→ **SOURCE RECORDS**
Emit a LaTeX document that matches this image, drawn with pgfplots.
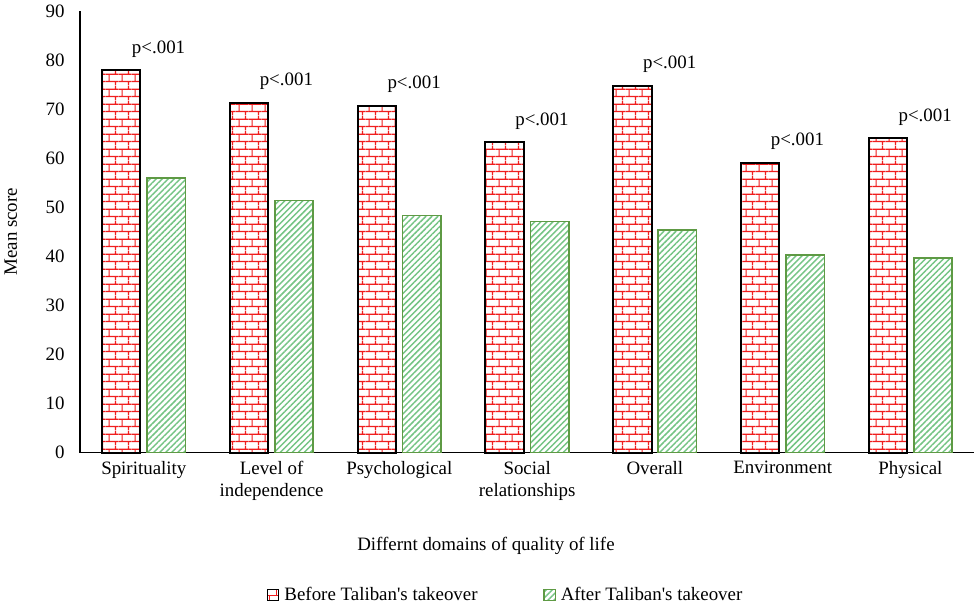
\documentclass[border=0pt]{standalone}
\usepackage{fontspec}
\setmainfont{Liberation Serif}
\usepackage{pgfplots}
\pgfplotsset{compat=1.18}
\usetikzlibrary{patterns,patterns.meta}

\definecolor{brickred}{HTML}{F01E1E}
\definecolor{stripegreen}{HTML}{74C484}
\definecolor{edgegreen}{HTML}{5E9A44}

% brick pattern: courses 5.5pt high, bricks 10pt long
\tikzdeclarepattern{
  name=wallbricks,
  type=uncolored,
  bounding box={(0pt,0pt) and (10pt,11pt)},
  tile size={(10pt,11pt)},
  code={
    \draw[line width=0.9pt]
      (0pt,2.75pt) -- (10pt,2.75pt)
      (0pt,8.25pt) -- (10pt,8.25pt)
      (2.5pt,2.75pt) -- (2.5pt,8.25pt)
      (7.5pt,8.25pt) -- (7.5pt,11pt)
      (7.5pt,0pt) -- (7.5pt,2.75pt);
  }
}

\pgfplotstableread{
x before after
0 77.9 55.9
1 71.3 51.4
2 70.7 48.3
3 63.2 47.1
4 74.7 45.4
5 59.1 40.3
6 64.0 39.6
}\qoldata

\begin{document}
\begin{tikzpicture}[font=\fontsize{14.2}{16.5}\selectfont]
\begin{axis}[
  scale only axis,
  width=672pt, height=332pt,
  ybar=5pt,
  bar width=28.8pt,
  xmin=-0.5, xmax=6.5,
  ymin=0, ymax=90,
  ytick={0,10,...,90},
  xtick=data,
  xticklabels={Spirituality,{Level of\\independence},Psychological,{Social\\relationships},Overall,Environment,Physical},
  xticklabel style={align=center, yshift=-3pt},
  yticklabel style={xshift=-8pt},
  major tick length=0pt,
  axis x line*=bottom,
  axis y line*=left,
  axis line style={line width=1pt},
  /pgf/number format/assume math mode=true,
  ylabel={Mean score},
  ylabel style={at={(axis description cs:0,0.5)}, anchor=center, rotate=0, yshift=52pt},
  xlabel={Differnt domains of quality of life},
  xlabel style={at={(axis description cs:0.454,0)}, anchor=center, yshift=-70pt},
  legend style={at={(axis description cs:0.476,0)}, anchor=center, yshift=-107pt,
    draw=none, legend columns=2, /tikz/every even column/.append style={column sep=48pt},
    inner sep=1pt, nodes={inner sep=1.5pt}},
  legend image code/.code={\draw[#1, line width=0.8pt] (0pt,-4pt) rectangle (8.5pt,4.5pt); \path (10.5pt,0pt);},
  clip=false,
]
\addplot[draw=black, line width=1.5pt, fill=white, postaction={pattern=wallbricks, pattern color=brickred},
  nodes near coords={p<.001},
  every node near coord/.append style={anchor=center, xshift=28pt, yshift=16pt, text=black}]
  table[x=x, y=before] {\qoldata};
\addlegendentry{Before Taliban\textquotesingle s takeover}
\addplot[draw=edgegreen, line width=1.2pt, fill=white,
  postaction={pattern={Lines[angle=45, distance=3.2pt, line width=1.1pt]}, pattern color=stripegreen}]
  table[x=x, y=after] {\qoldata};
\addlegendentry{After Taliban\textquotesingle s takeover}
\end{axis}
\end{tikzpicture}
\end{document}
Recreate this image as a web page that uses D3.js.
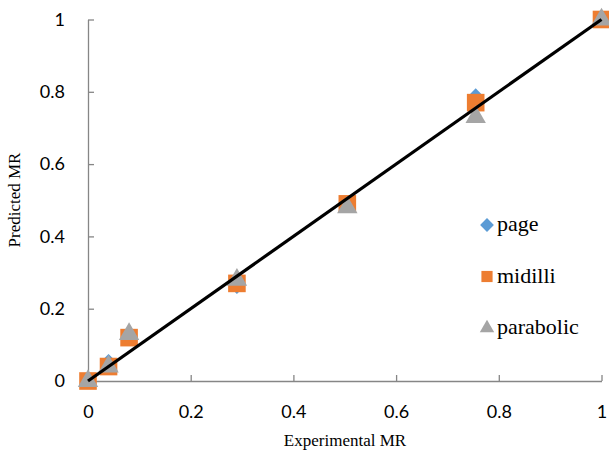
<!DOCTYPE html>
<html>
<head>
<meta charset="utf-8">
<script src="https://cdn.jsdelivr.net/npm/d3@7"></script>
<style>
  body { margin: 0; background: #fff; }
  svg { display: block; }
</style>
</head>
<body>
<svg id="chart" width="609" height="450"></svg>
<script>
// experimental moisture ratio and model predictions
const experimental = [0, 0.04, 0.08, 0.29, 0.505, 0.755, 1];
const page = [0, 0.055, 0.13, 0.26, 0.49, 0.79, 1];
const midilli = [0, 0.04, 0.12, 0.27, 0.49, 0.77, 1];
const parabolic = [0, 0.04, 0.13, 0.28, 0.48, 0.73, 1];
const ticks = [0, 0.2, 0.4, 0.6, 0.8, 1];

const serif = "'Liberation Serif', 'Times New Roman', serif";
const sans = "Lato, 'Open Sans', sans-serif";

const series = [
  { name: "page", values: page, color: "#5B9BD5", shape: d3.symbolSquare, rot: 45, size: 100, legSize: 95 },
  { name: "midilli", values: midilli, color: "#ED7D31", shape: d3.symbolSquare, rot: 0, size: 310, legSize: 125 },
  { name: "parabolic", values: parabolic, color: "#A5A5A5", shape: d3.symbolTriangle, rot: 0, size: 180, legSize: 90 }
];

const svg = d3.select("#chart");
const plotLeft = 88, plotRight = 601.5, plotTop = 19.5, plotBottom = 381;

const x = d3.scaleLinear().domain([0, 1]).range([plotLeft, plotRight]);
const y = d3.scaleLinear().domain([0, 1]).range([plotBottom, plotTop]);

const fmt = (d) => String(d);

const xAxis = svg.append("g")
  .attr("transform", `translate(0,${plotBottom})`)
  .call(d3.axisBottom(x).tickValues(ticks).tickFormat(fmt).tickSizeInner(-6).tickSizeOuter(0).tickPadding(24));
const yAxis = svg.append("g")
  .attr("transform", `translate(${plotLeft},0)`)
  .call(d3.axisLeft(y).tickValues(ticks).tickFormat(fmt).tickSizeInner(-6).tickSizeOuter(0).tickPadding(23));

[xAxis, yAxis].forEach((g) => {
  g.select(".domain").attr("stroke", "#868686").attr("stroke-width", 1.3);
  g.selectAll(".tick line").attr("stroke", "#868686").attr("stroke-width", 1.3);
  g.selectAll(".tick text")
    .attr("font-family", sans)
    .attr("font-size", 18)
    .attr("fill", "#000");
});

// markers
series.forEach((s) => {
  svg.append("g")
    .selectAll("path")
    .data(experimental.map((e, i) => [e, s.values[i]]))
    .join("path")
    .attr("transform", (d) => `translate(${x(d[0])},${y(d[1])}) rotate(${s.rot})`)
    .attr("d", d3.symbol().type(s.shape).size(s.size))
    .attr("fill", s.color);
});

// 1:1 line
svg.append("line")
  .attr("x1", x(0)).attr("y1", y(0))
  .attr("x2", x(1)).attr("y2", y(1))
  .attr("stroke", "#000")
  .attr("stroke-width", 3.2);

// legend
const legend = svg.append("g");
series.forEach((s, i) => {
  const ly = 225 + i * 51.5;
  legend.append("path")
    .attr("transform", `translate(487,${ly}) rotate(${s.rot})`)
    .attr("d", d3.symbol().type(s.shape).size(s.legSize))
    .attr("fill", s.color);
  legend.append("text")
    .attr("x", 497)
    .attr("y", ly + 6)
    .attr("font-family", serif)
    .attr("font-size", 22)
    .attr("fill", "#000")
    .text(s.name);
});

// axis titles
svg.append("text")
  .attr("x", 345).attr("y", 446)
  .attr("text-anchor", "middle")
  .attr("font-family", serif)
  .attr("font-size", 17)
  .text("Experimental MR");
svg.append("text")
  .attr("transform", "translate(20,200) rotate(-90)")
  .attr("text-anchor", "middle")
  .attr("font-family", serif)
  .attr("font-size", 17)
  .text("Predicted MR");
</script>
</body>
</html>
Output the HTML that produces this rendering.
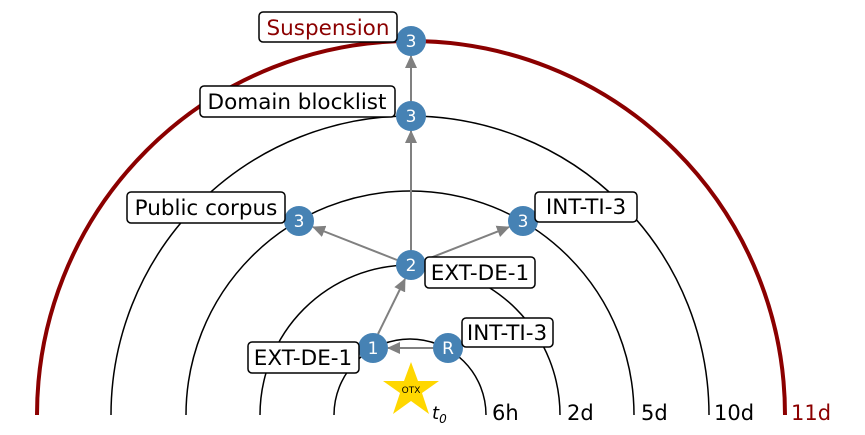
<!DOCTYPE html>
<html><head><meta charset="utf-8"><style>
html,body{margin:0;padding:0;background:#fff;}
svg{display:block;font-family:"DejaVu Sans","Liberation Sans",sans-serif;}
</style></head><body>
<svg width="865" height="435" viewBox="0 0 865 435" xmlns="http://www.w3.org/2000/svg">
<defs>
<marker id="ah" markerWidth="13" markerHeight="12" refX="12" refY="6" orient="auto" markerUnits="userSpaceOnUse">
<path d="M0,0 L13,6 L0,12 z" fill="#808080"/></marker>
</defs>
<g fill="none" stroke="#000" stroke-width="1.5">
<path d="M334,415 A76,76 0 0 1 486,415"/>
<path d="M260,415 A150,150 0 0 1 560,415"/>
<path d="M186,415 A224,224 0 0 1 634,415"/>
<path d="M111,415 A299,299 0 0 1 709,415"/>
</g>
<path d="M37,415 A374,374 0 0 1 785,415" fill="none" stroke="#8b0000" stroke-width="4"/>
<g stroke="#808080" stroke-width="2" marker-end="url(#ah)">
<line x1="434" y1="348" x2="388" y2="348"/>
<line x1="378" y1="334" x2="405" y2="279"/>
<line x1="397" y1="260" x2="313" y2="227"/>
<line x1="425" y1="260" x2="509" y2="227"/>
<line x1="411" y1="251" x2="411" y2="131"/>
<line x1="411" y1="102" x2="411" y2="56"/>
</g>
<g fill="#4682b4">
<circle cx="411" cy="41" r="15"/><circle cx="411" cy="116" r="15"/>
<circle cx="299" cy="221" r="15"/><circle cx="523" cy="221" r="15"/>
<circle cx="411" cy="265" r="15"/><circle cx="373" cy="348" r="15"/>
<circle cx="448" cy="348" r="15"/>
</g>
<g fill="#fff" font-size="17" text-anchor="middle">
<text x="411" y="47">3</text><text x="411" y="122">3</text>
<text x="299" y="227">3</text><text x="523" y="227">3</text>
<text x="411" y="271">2</text><text x="373" y="354">1</text>
<text x="448" y="354">R</text>
</g>
<polygon points="411,362 418,381 439,381 422,393 429,414 411,401 393,414 400,393 383,381 404,381" fill="#ffd700"/>
<text x="411" y="393" font-size="9" text-anchor="middle">OTX</text>
<text x="432" y="419" font-size="18" font-style="italic">t<tspan font-size="12" dy="4">0</tspan></text>
<g fill="#fff" stroke="#000" stroke-width="1.5">
<rect x="259" y="12" width="138" height="30" rx="4"/>
<rect x="200" y="86" width="195" height="31" rx="4"/>
<rect x="127" y="192" width="158" height="31" rx="4"/>
<rect x="535" y="192" width="102" height="30" rx="4"/>
<rect x="425" y="257" width="110" height="31" rx="4"/>
<rect x="462" y="318" width="91" height="29" rx="4"/>
<rect x="248" y="342" width="111" height="31" rx="4"/>
</g>
<g font-size="21.5" fill="#000" text-anchor="middle">
<text x="328" y="35" fill="#8b0000">Suspension</text>
<text x="297" y="109">Domain blocklist</text>
<text x="206" y="215">Public corpus</text>
<text x="586" y="214">INT-TI-3</text>
<text x="480" y="280">EXT-DE-1</text>
<text x="507" y="340">INT-TI-3</text>
<text x="303" y="365">EXT-DE-1</text>
</g>
<g font-size="21">
<text x="492" y="420">6h</text><text x="567" y="420">2d</text>
<text x="641" y="420">5d</text><text x="714" y="420">10d</text>
<text x="791" y="420" fill="#8b0000">11d</text>
</g>
</svg>
</body></html>
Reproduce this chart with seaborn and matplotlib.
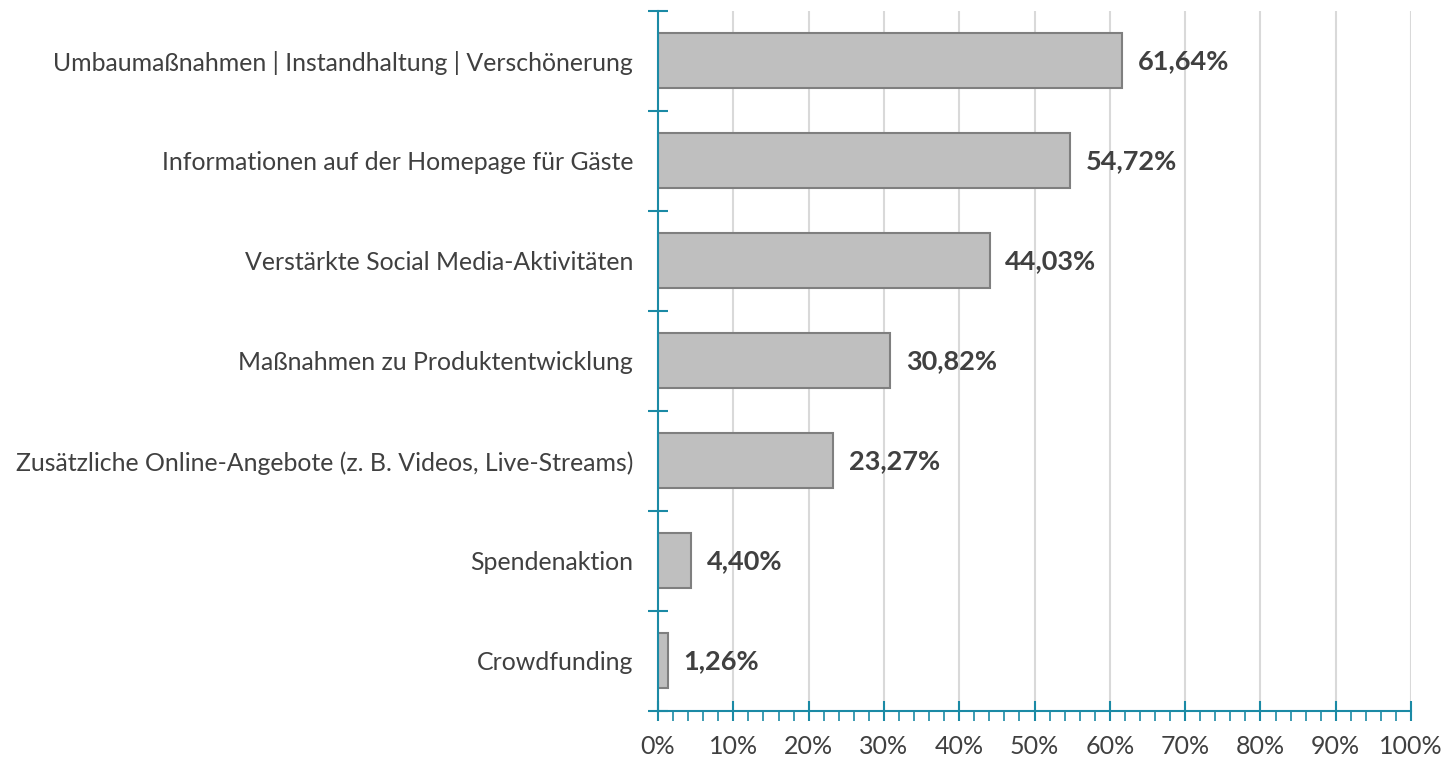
import numpy as np
import pandas as pd
import seaborn as sns
import matplotlib
matplotlib.use("Agg")
import matplotlib.pyplot as plt
from matplotlib.ticker import MultipleLocator, FuncFormatter

massnahmen = [
    "Umbaumaßnahmen | Instandhaltung | Verschönerung",
    "Informationen auf der Homepage für Gäste",
    "Verstärkte Social Media-Aktivitäten",
    "Maßnahmen zu Produktentwicklung",
    "Zusätzliche Online-Angebote (z. B. Videos, Live-Streams)",
    "Spendenaktion",
    "Crowdfunding",
]
anteile = [61.64, 54.72, 44.03, 30.82, 23.27, 4.40, 1.26]

teal = "#1b8aa5"
textgrau = "#404040"

sns.set_style("white")
plt.rcParams['font.family'] = ['Lato', 'DejaVu Sans']

df = pd.DataFrame({"massnahme": massnahmen, "anteil": anteile})

fig = plt.figure(figsize=(14.45, 7.57), dpi=100)
ax = fig.add_axes([0.4554, 0.0608, 0.5211, 0.9247])

sns.barplot(data=df, x="anteil", y="massnahme", orient="h", color="#bfbfbf",
            saturation=1, width=0.55, edgecolor="#7f7f7f", linewidth=1.5, ax=ax, zorder=3)

ax.set_xlim(0, 100)
ax.set_ylim(6.5, -0.5)
ax.set_xlabel("")
ax.set_ylabel("")

# x-Achse: Hauptstriche alle 10%, Nebenstriche alle 2%
ax.xaxis.set_major_locator(MultipleLocator(10))
ax.xaxis.set_minor_locator(MultipleLocator(2))
ax.xaxis.set_major_formatter(FuncFormatter(lambda v, p: "{:d}%".format(int(v))))
ax.tick_params(axis="x", which="major", bottom=True, direction="inout", length=15, width=1.5,
               color=teal, labelsize=18, labelcolor=textgrau, pad=10)
ax.tick_params(axis="x", which="minor", bottom=True, direction="out", length=7, width=1.2, color=teal)
ax.grid(axis="x", which="major", color="#d9d9d9", linewidth=1.5, zorder=0)

# y-Achse: Striche zwischen den Kategorien
ax.set_yticks(range(len(massnahmen)))
ax.set_yticklabels(massnahmen)
ax.yaxis.set_minor_locator(plt.FixedLocator(np.arange(-0.5, len(massnahmen), 1)))
ax.tick_params(axis="y", which="major", left=False, length=0, labelsize=17.9,
               labelcolor=textgrau, pad=18)
ax.tick_params(axis="y", which="minor", left=True, direction="inout", length=15, width=1.5, color=teal)

for s in ["top", "right"]:
    ax.spines[s].set_visible(False)
for s in ["left", "bottom"]:
    ax.spines[s].set_color(teal)
    ax.spines[s].set_linewidth(1.5)
    ax.spines[s].set_zorder(4)

for i, v in enumerate(anteile):
    ax.text(v + 2.1, i, "{:.2f}%".format(v).replace(".", ","), va="center", ha="left",
            fontsize=19.5, fontweight="bold", color=textgrau)

fig.savefig("out.png", dpi=100)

→ **OBJECTIVE**
Look above and copy only the lines from the one holding "Reproduce this chart" to the one holding "ax = fig.add_axes([0.4554, 0.0608, 0.5211, 0.9247])", both included, exactly, minus the pictures.

→ **RESULT FOR THIS EXERCISE**
Reproduce this chart with seaborn and matplotlib.
import numpy as np
import pandas as pd
import seaborn as sns
import matplotlib
matplotlib.use("Agg")
import matplotlib.pyplot as plt
from matplotlib.ticker import MultipleLocator, FuncFormatter

massnahmen = [
    "Umbaumaßnahmen | Instandhaltung | Verschönerung",
    "Informationen auf der Homepage für Gäste",
    "Verstärkte Social Media-Aktivitäten",
    "Maßnahmen zu Produktentwicklung",
    "Zusätzliche Online-Angebote (z. B. Videos, Live-Streams)",
    "Spendenaktion",
    "Crowdfunding",
]
anteile = [61.64, 54.72, 44.03, 30.82, 23.27, 4.40, 1.26]

teal = "#1b8aa5"
textgrau = "#404040"

sns.set_style("white")
plt.rcParams['font.family'] = ['Lato', 'DejaVu Sans']

df = pd.DataFrame({"massnahme": massnahmen, "anteil": anteile})

fig = plt.figure(figsize=(14.45, 7.57), dpi=100)
ax = fig.add_axes([0.4554, 0.0608, 0.5211, 0.9247])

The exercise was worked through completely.